Un Giubileo per ridare dignità
Il 2025 è l’anno del 30° Giubileo Ordinario, in cui i Cristiani sono chiamati a diventare “Pellegrini di Speranza”. Questo evento religioso, fin dalle sue radici storiche più antiche, è un richiamo di conversione, una possibilità per ripartire, per rimettere i debiti a chi è debitore e per ridare la libertà a chi è schiavo.
Questo anno 2025 offre altre due occasioni su cui riflettere: per la Comunità Papa Giovanni XXIII è un anno speciale, in cui si celebra il centenario della nascita terrena di Don Oreste Benzi (1925 - 2007); per Mellea, ricorrono 488 dalla prima apparizione di Nostra Signora delle Grazie ad Antonio Di Momigliano (20 maggio 1537) e 388 dalla seconda apparizione a Giovanni Ferrero.
Potrebbero essere “solo” ricordi di date, o anniversari, ma possono anche diventare momenti per “fare memoria” e fornire occasioni di ripartenza per le persone in difficoltà.
Analizzando l’attuale diffusione della povertà, il Diacono Giona Cravanzola, Responsabile della Capanna di Betlemme di Mellea, condivide una riflessione: «Cadere è davvero un attimo; sembra che non sia successo nulla e ti chiedono ancora conto; ti dicono “Tu non hai pagato …”; proprio oggi è arrivata una cartella a uno dei nostri accolti, cifre sproporzionate da pagare; tutte motivazioni valide, ma così arrivano i pignoramenti; a qualcuno hanno già preso l’alloggio, giustamente, perché aveva dei debiti; gli hanno preso tutto; ma che cosa possono ancora prendergli? Le scarpe che indossa? Cosa possono prendergli? Il rasoio con cui si fa la barba? Non ha niente. Quindi, bisognerebbe trovare una forma in cui almeno venga garantita la dignità di ogni persona.

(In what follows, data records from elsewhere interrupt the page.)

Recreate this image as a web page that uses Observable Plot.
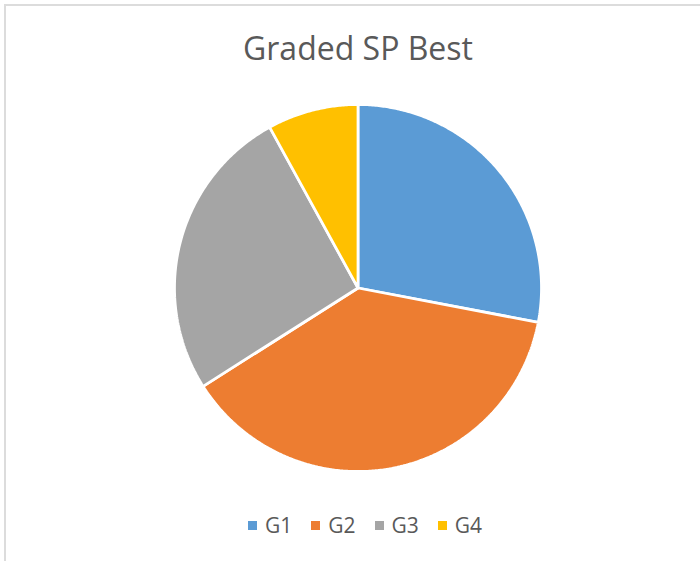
<!DOCTYPE html>
<html><head><meta charset="utf-8">
<script src="https://cdn.jsdelivr.net/npm/d3@7"></script>
<script src="https://cdn.jsdelivr.net/npm/@observablehq/plot@0.6"></script>
<style>
body{margin:0;background:#fff;font-family:"Open Sans",sans-serif;}
#wrap{position:relative;width:700px;height:561px;overflow:hidden;background:#fff}
#frame{position:absolute;left:4px;top:4px;width:800px;height:700px;border-top:2px solid #dcdcdc;border-left:2px solid #dcdcdc}
#chart{position:absolute;left:0;top:0}
#legend{position:absolute;left:248px;top:513px;height:24px;display:flex;align-items:center;font-family:"Open Sans",sans-serif;font-size:21px;color:#595959;line-height:24px;white-space:nowrap}
#legend .item{display:flex;align-items:center;margin-right:19px}
#legend .sw{width:9px;height:9px;margin-right:8px}
</style></head><body>
<div id="wrap"><div id="frame"></div><div id="chart"></div><div id="legend"></div></div>
<script>
const title = "Graded SP Best";
const categories = ["G1", "G2", "G3", "G4"];
const values = [28, 38, 26, 8];
const colors = ["#5B9BD5", "#ED7D31", "#A5A5A5", "#FFC000"];

// layout (pixels)
const W = 700, H = 561, cx = 357.5, cy = 287.5, R = 183.5;

const arcs = d3.pie().sort(null).value(d => d)(values);
const rows = [];
arcs.forEach((a, i) => {
  const key = categories[i];
  rows.push({key, x: 0, y: 0});
  const n = Math.max(2, Math.ceil((a.endAngle - a.startAngle) / (Math.PI / 360)));
  for (let k = 0; k <= n; k++) {
    const t = a.startAngle + (a.endAngle - a.startAngle) * k / n;
    rows.push({key, x: Math.sin(t), y: Math.cos(t)});
  }
  rows.push({key, x: 0, y: 0});
});

const chart = Plot.plot({
  width: W, height: H, margin: 0,
  style: {fontFamily: "Open Sans", background: "transparent"},
  x: {domain: [-cx / R, (W - cx) / R], axis: null},
  y: {domain: [-(H - cy) / R, cy / R], axis: null},
  color: {domain: categories, range: colors},
  marks: [
    Plot.line(rows, {x: "x", y: "y", z: "key", fill: "key", stroke: "white", strokeWidth: 2.75, curve: "linear", strokeLinejoin: "miter"}),
    Plot.text([title], {x: () => 0, frameAnchor: "top", dy: 59, lineAnchor: "bottom", text: d => d, fontSize: 32, fill: "#595959"})
  ]
});
document.getElementById("chart").appendChild(chart);

const legend = document.getElementById("legend");
categories.forEach((c, i) => {
  const item = document.createElement("div");
  item.className = "item";
  const sw = document.createElement("div");
  sw.className = "sw";
  sw.style.background = colors[i];
  const lab = document.createElement("span");
  lab.textContent = c;
  item.appendChild(sw); item.appendChild(lab);
  legend.appendChild(item);
});
</script>
</body></html>
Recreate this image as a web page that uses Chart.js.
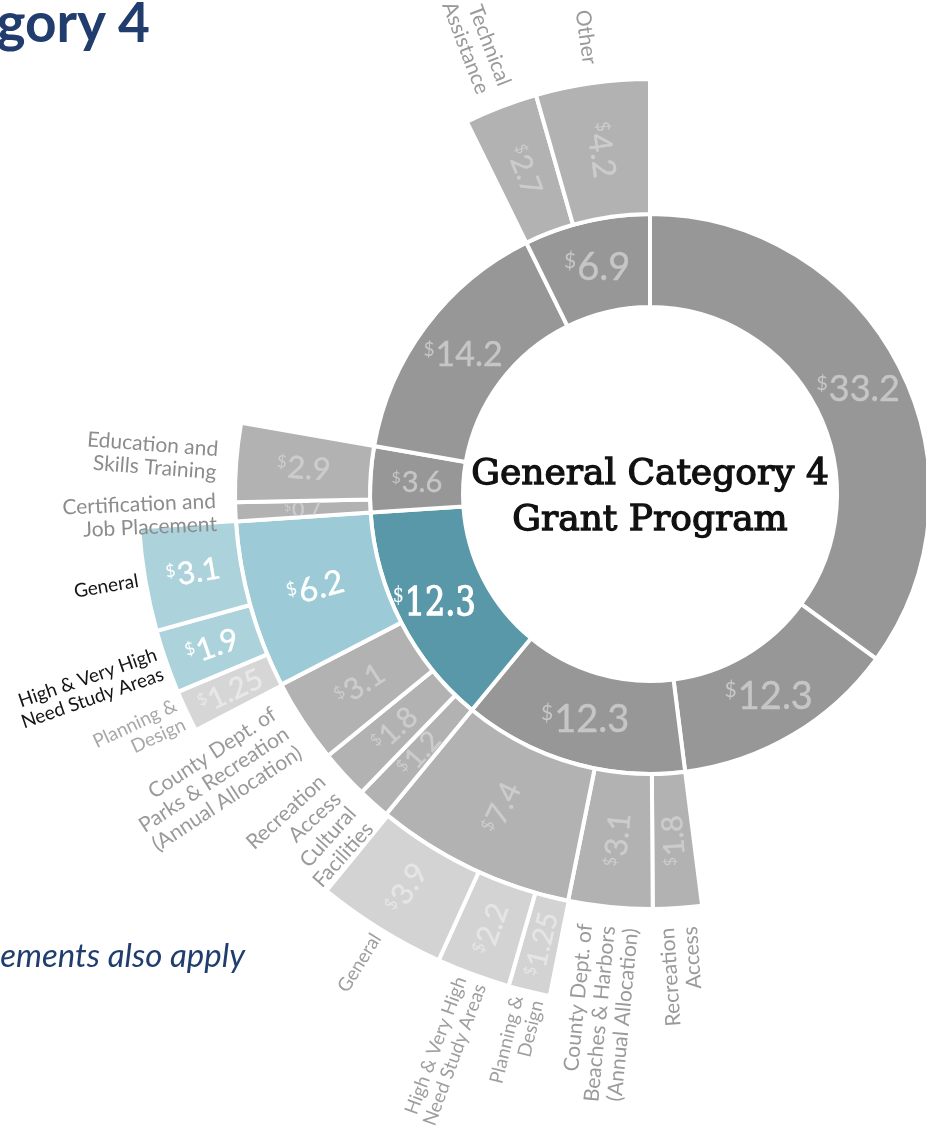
<!DOCTYPE html>
<html>
<head>
<meta charset="utf-8">
<title>General Category 4 Grant Program</title>
<script src="https://cdn.jsdelivr.net/npm/chart.js@4.4.1/dist/chart.umd.min.js"></script>
<style>
    html, body { margin: 0; padding: 0; background: #fff; }
    body { width: 926px; height: 1126px; position: relative; overflow: hidden; }
    #sunburst { position: absolute; left: -50px; top: -206px; }
    .page-text { position: absolute; color: #213d6e; font-family: Lato, sans-serif; white-space: nowrap; line-height: 1; z-index: 2; }
    #heading { right: 776px; top: -6px; font-size: 55px; font-weight: bold; }
    #note { right: 681px; top: 938px; font-size: 33px; font-style: italic; }
</style>
</head>
<body>
<div id="heading" class="page-text">gory 4</div>
<div id="note" class="page-text">ements also apply</div>
<canvas id="sunburst" width="1400" height="1400"></canvas>
<script>
// Data (millions of dollars)
const centreTitle = ['General Category 4', 'Grant Program'];

// inner ring, clockwise from 12 o'clock
const ring1Values = [33.2, 12.3, 12.3, 12.3, 3.6, 14.2, 6.9];

// middle ring - parent is the index in ring1Values
const ring2Values = [1.8, 3.1, 7.4, 1.2, 1.8, 3.1, 6.2, 0.7, 2.9, 2.7, 4.2];
const ring2Parent = [2, 2, 2, 3, 3, 3, 3, 4, 4, 6, 6];
const ring2Names = [
    'Recreation\nAccess',
    'County Dept. of\nBeaches & Harbors\n(Annual Allocation)',
    '',
    'Cultural\nFacilities',
    'Recreation\nAccess',
    'County Dept. of\nParks & Recreation\n(Annual Allocation)',
    '',
    'Certification and\nJob Placement',
    'Education and\nSkills Training',
    'Technical\nAssistance',
    'Other'
];

// outer ring - parent is the index in ring2Values
const ring3Values = [1.25, 2.2, 3.9, 1.25, 1.9, 3.1];
const ring3Parent = [2, 2, 2, 6, 6, 6];
const ring3Names = [
    'Planning &\nDesign',
    'High & Very High\nNeed Study Areas',
    'General',
    'Planning &\nDesign',
    'High & Very High\nNeed Study Areas',
    'General'
];

// Styles
const GREY1 = '#979797', GREY2 = '#b2b2b2', GREY3 = '#d3d3d3', TEAL = '#5898a9';
const ring1Colors = [GREY1, GREY1, GREY1, TEAL, GREY1, GREY1, GREY1];
const ring2Colors = [GREY2, GREY2, GREY2, GREY2, GREY2, GREY2, '#9ccad6', GREY2, GREY2, GREY2, GREY2];
const ring3Colors = [GREY3, GREY3, GREY3, '#d6d6d6', '#acd2db', '#acd2db'];
const valueInk = { '#979797': '#c6c6c6', '#b2b2b2': '#cccccc', '#d3d3d3': '#e5e5e5', '#d6d6d6': '#e8e8e8' };

const ring1ValueSize = [36, 38, 38, 38, 29, 34, 38];
const ring2ValueSize = [29, 31, 30, 28, 29, 30, 33, 21, 31, 29, 32];
const ring3ValueSize = [28, 30, 30, 29, 31, 31];
const ring2NameColors = ['#9a9a9a', '#9a9a9a', '', '#9a9a9a', '#9a9a9a', '#9a9a9a', '', '#8c8c8c', '#8c8c8c', '#9a9a9a', '#9a9a9a'];
const ring3NameColors = ['#9f9f9f', '#9f9f9f', '#9f9f9f', '#a8a8a8', '#141414', '#141414'];

const LATO = '"Lato", "Noto Sans", sans-serif';
const SLAB = '"DejaVu Serif", serif';

// split each ring into arcs, padding with empty arcs so children line up with parents
function buildRing(parents, values, parentOf) {
    const segs = [];
    parents.forEach(function(p) {
        let used = 0;
        values.forEach(function(v, i) {
            if (p.idx >= 0 && parentOf[i] === p.idx) {
                segs.push({ v: v, idx: i });
                used += v;
            }
        });
        if (used === 0 || p.v - used > 0.001) segs.push({ v: p.v - used, idx: -1 });
    });
    return segs;
}

const seg1 = ring1Values.map(function(v, i) { return { v: v, idx: i }; });
const seg2 = buildRing(seg1, ring2Values, ring2Parent);
const seg3 = buildRing(seg2, ring3Values, ring3Parent);

// dataset 0 is drawn outermost
const rings = [
    { segs: seg3, colors: ring3Colors, sizes: ring3ValueSize, names: ring3Names, nameColors: ring3NameColors, nameSize: 19, gap: 7, radial: true, weight: 97 },
    { segs: seg2, colors: ring2Colors, sizes: ring2ValueSize, names: ring2Names, nameColors: ring2NameColors, nameSize: 21, gap: 19, radial: true, weight: 135 },
    { segs: seg1, colors: ring1Colors, sizes: ring1ValueSize, names: null, radial: false, weight: 93 }
];

function drawValue(ctx, value, size, color, family, heavy) {
    const num = String(value);
    const small = Math.round(size * 0.56);
    ctx.font = small + 'px ' + family;
    const wd = ctx.measureText('$').width;
    ctx.font = size + 'px ' + family;
    const wn = ctx.measureText(num).width;
    const cap = size * 0.72;
    const left = -(wd + wn + 1) / 2;
    ctx.fillStyle = color;
    ctx.strokeStyle = color;
    ctx.lineWidth = heavy;
    ctx.textAlign = 'left';
    ctx.textBaseline = 'alphabetic';
    ctx.fillText(num, left + wd + 1, cap / 2);
    if (heavy) ctx.strokeText(num, left + wd + 1, cap / 2);
    ctx.font = small + 'px ' + family;
    ctx.fillText('$', left, -cap / 2 + small * 0.74);
}

const sunburstLabels = {
    id: 'sunburstLabels',
    afterDatasetsDraw: function(chart) {
        const ctx = chart.ctx;
        rings.forEach(function(ring, di) {
            const arcs = chart.getDatasetMeta(di).data;
            ring.segs.forEach(function(seg, i) {
                if (seg.idx < 0) return;
                const a = arcs[i].getProps(['x', 'y', 'startAngle', 'endAngle', 'innerRadius', 'outerRadius'], true);
                const mid = (a.startAngle + a.endAngle) / 2;
                const rMid = (a.innerRadius + a.outerRadius) / 2;
                const fill = ring.colors[seg.idx];

                // value, clipped to its own arc
                ctx.save();
                ctx.beginPath();
                ctx.arc(a.x, a.y, a.outerRadius - 2, a.startAngle + 2 / a.outerRadius, a.endAngle - 2 / a.outerRadius);
                ctx.arc(a.x, a.y, a.innerRadius + 2, a.endAngle - 2 / a.innerRadius, a.startAngle + 2 / a.innerRadius, true);
                ctx.closePath();
                ctx.clip();
                ctx.translate(a.x + rMid * Math.cos(mid), a.y + rMid * Math.sin(mid));
                if (ring.radial) ctx.rotate(mid + Math.PI);
                const ink = valueInk[fill] || '#ffffff';
                if (fill === TEAL) {
                    ctx.translate(-8, 0);
                    ctx.scale(0.84, 1.04);
                    drawValue(ctx, seg.v, ring.sizes[seg.idx], ink, SLAB, 1.3);
                } else {
                    drawValue(ctx, seg.v, ring.sizes[seg.idx], ink, LATO, 0.4);
                }
                ctx.restore();

                // category name outside the ring
                if (!ring.names || !ring.names[seg.idx]) return;
                const lines = ring.names[seg.idx].split('\n');
                const r = a.outerRadius + ring.gap;
                const lh = ring.nameSize * 1.1;
                ctx.save();
                ctx.translate(a.x + r * Math.cos(mid), a.y + r * Math.sin(mid));
                ctx.rotate(mid + Math.PI);
                ctx.font = ring.nameSize + 'px ' + LATO;
                ctx.fillStyle = ring.nameColors[seg.idx];
                ctx.textAlign = 'right';
                ctx.textBaseline = 'middle';
                lines.forEach(function(line, k) {
                    ctx.fillText(line, 0, (k - (lines.length - 1) / 2) * lh);
                });
                ctx.restore();
            });
        });

        // centre title
        const c = chart.getDatasetMeta(2).data[0];
        ctx.save();
        ctx.font = '36px ' + SLAB;
        ctx.fillStyle = '#111111';
        ctx.strokeStyle = '#111111';
        ctx.lineWidth = 1.3;
        ctx.textAlign = 'center';
        ctx.textBaseline = 'alphabetic';
        centreTitle.forEach(function(line, k) {
            const y = c.y - 10 + k * 46;
            ctx.fillText(line, c.x, y);
            ctx.strokeText(line, c.x, y);
        });
        ctx.restore();
    }
};

document.addEventListener('DOMContentLoaded', function() {
    const canvas = document.getElementById('sunburst');
    new Chart(canvas, {
        type: 'doughnut',
        data: {
            datasets: rings.map(function(ring) {
                return {
                    data: ring.segs.map(function(s) { return s.v; }),
                    backgroundColor: ring.segs.map(function(s) { return s.idx < 0 ? 'rgba(0,0,0,0)' : ring.colors[s.idx]; }),
                    borderColor: '#ffffff',
                    borderWidth: ring.segs.map(function(s) { return s.idx < 0 ? 0 : 4; }),
                    hoverBorderWidth: 4,
                    weight: ring.weight
                };
            })
        },
        options: {
            responsive: false,
            animation: false,
            events: [],
            radius: 512,
            cutout: (187 / 512 * 100) + '%',
            layout: { padding: 0 },
            plugins: {
                legend: { display: false },
                tooltip: { enabled: false }
            }
        },
        plugins: [sunburstLabels]
    });
});
</script>
</body>
</html>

Se si riesce a fare un percorso di reinserimento, è già un vantaggio per tutta la società. Non si può continuare a chiedere conto. La povertà può davvero intaccare tutti, può toccare a me domani, può toccare a chiunque».
In quest’anno particolare del Giubileo, un invito a riscoprire in ognuno una persona con la sua dignità e con cui instaurare relazioni umane di amicizia, di condivisione, di crescita, di fraternità.